Tentunya perjuangan Indonesia dalam mengusulkan bahasa indoesnia sebagai
bahasa ASEAN harus berjalan secara serentak antara eksekutif dan legislative.
Ketua Dewan Pimpinan Daerah (DPD) RI H. Irman Gusman S.E., MBA mengatakan bahwa
jumlah penutur bahasa Melayu berjumlah 400 juta orang atau 60% dari sekitar 650
juta total penduduk kawasan Asia Tenggara, maka peluang menjadikan bahasa
Indonesia sebagai bahasa resmi ASEAN sangat besar. Jumlah penutur ini hampir sama
banyaknya dengan jumlah penutur bahasa Arab dan bahasa Rusia. Namun, lebih
banyak dibandingkan jumlah penutur bahasa Prancis dan bahasa Jerman yang sudah
menjadi bahasa internasional. Berbeda dengan pendapat Hamam Supriyadi, Ph.D
dosen Bahasa Indonesia, University of Thammasat Thailand yang mengatakan bahwa
Bahasa Indonesia tidak mesti menjadi bahasa ASEAN, tetapi bahasa Indonesia akan
menjadi bahasa yang paling banyak digunakan penduduk ASEAN.

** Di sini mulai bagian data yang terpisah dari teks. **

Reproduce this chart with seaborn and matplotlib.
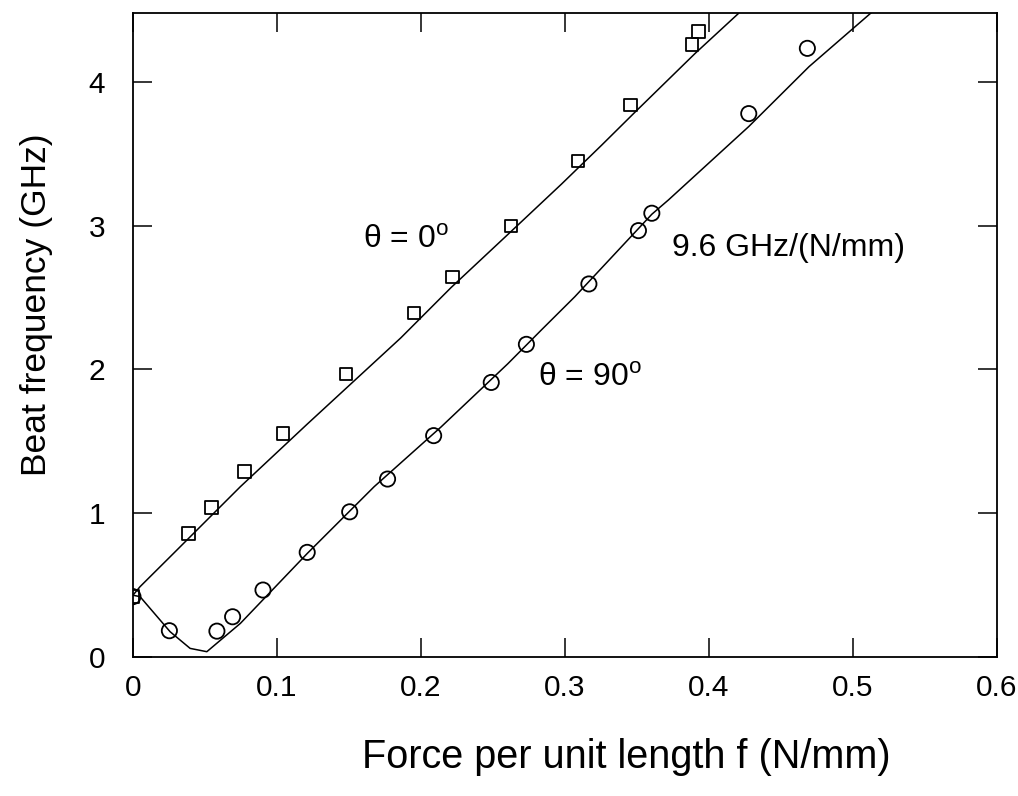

Akhirnya, semua akan kembali pada pengguna bahasa itu sendiri, masyarakat
ASEAN yang akan menentukan segalanya, jika dia butuh maka dia akan
menggunakannya. Bahasa Inggris, Bahasa Melayu, dan Bahasa Indonesia memiliki
peluang yang sama untuk digunakan sebagai bahasa resmi Negara ASEAN.